Instead of a multilateral trading system, Europe’s trade and payments had returned to the pattern of bilateralism and autarky that had characterized the 1930s. Indeed the pervasiveness of frontier controls between countries and across products surpassed anything that had been seen in peacetime since the start of the free trade movement a century earlier. Europe’s commercial problems stemmed from several different sources. The effect of the dislocation of the War on many economies made it difficult to divert production to exports at the expense of investment or already low levels of consumption. Moreover, the liquidation or destruction of foreign investments which, even by 1950, were still earning 75% less in real terms than they had been in 1938, removed an important source for covering import requirements.

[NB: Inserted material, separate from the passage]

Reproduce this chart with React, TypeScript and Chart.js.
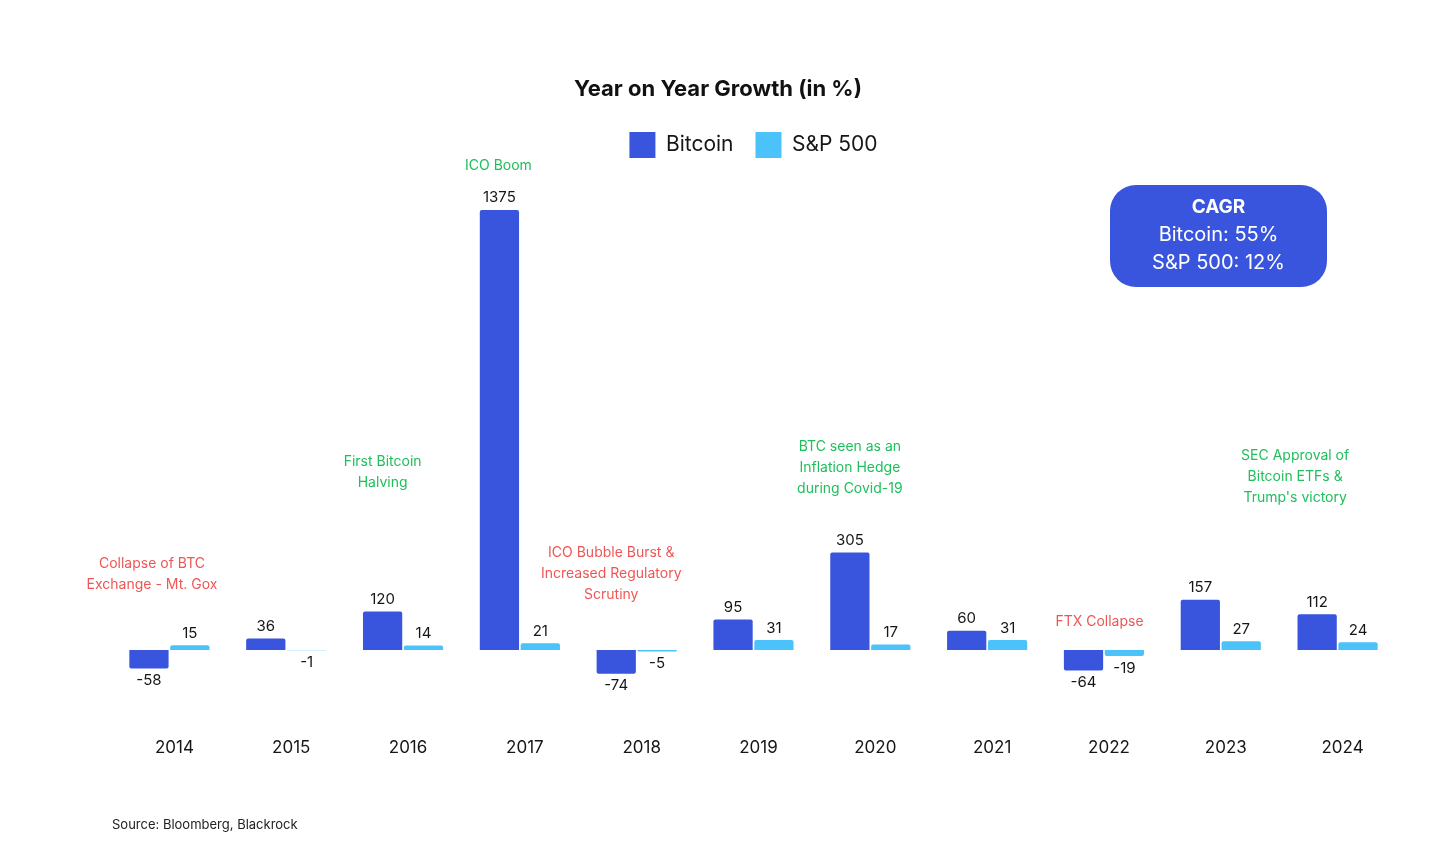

These two developments aggravated trade imbalances but the problem was further complicated by shifts in the direction of trade. Germany had provided many countries with imports of fuel and raw materials, semi-manufactured and investment goods upon which their own industries had depended. Because German recovery was inhibited by the occupying Allies, this source of supply was much diminished. Moreover, agricultural goods, and particularly grain, were no longer available in the same quantities from eastern Europe. Indeed the only area capable of compensating for this shortfall in supply was North America. Thus the trade deficit with the dollar area increased enormously compared with before the War, at a time when the disruption of colonial economies also meant that Europe was no longer able to earn dollars from triangular trade. The scarcity of hard currencies forced countries to restrict imports and control trade through bilateral agreements, augmented with quantitative restrictions and exchange controls. The effects of these problems, and the measures chosen to cope with them, reduced the relative levels of internal trade in peacetime in western Europe to possibly their lowest point in the twentieth century. The share of internal trade as a proportion of Europe’s total imports and exports fell from almost 48% in 1938 to under 35% ten years later.7
It was against this background that, early in 1947, there occurred a sharp deterioration in western Europe’s balance of payments. It was probably occasioned primarily by the ambitious inflationary investment plans initiated in pursuit of domestic reconstruction but was aggravated by the impact of poor harvests on Europe’s terms of trade. Yet it was this second factor, with its associated images of hunger, high prices and social discontent, that formed the prime means publicly to legitimize the massive dollar investment programme announced by the American secretary of state, General George Marshall, at a speech at Harvard University in June 1947. The announcement of the Marshall Plan has often been associated with the ‘Truman Doctrine’ of March 1947, which pledged American help to the Greek government in their struggle against the Communists in the civil war. Together, they have come to symbolize the start of the Cold War. Yet Marshall Aid marked another fundamental shift in American policy. It represented a recognition that Europe’s reconstruction could not be managed within a global, multilateral framework, but rather that the continent’s rehabilitation was a prerequisite for the functioning of wider arrangements.8
The failure of a global strategy was underlined within months of the announcement of Marshall Aid. When, in 1945, the Anglo-American loan agreement had been signed, one of its clauses had stipulated that the United Kingdom would reintroduce sterling convertibility by mid–1947. This would allow countries to use their sterling reserves for multilateral settlements and thus reduce the pressures on the dollar. On the appointed day, supported by new loans, the British government duly announced the return to convertibility and found itself immediately confronted with a run on reserves. Within seven weeks, the experiment was abruptly curtailed. Nothing else could have demonstrated so eloquently that it was not currency or liquidity that the system needed, but one currency in particular (the US dollar) and in one area (western Europe).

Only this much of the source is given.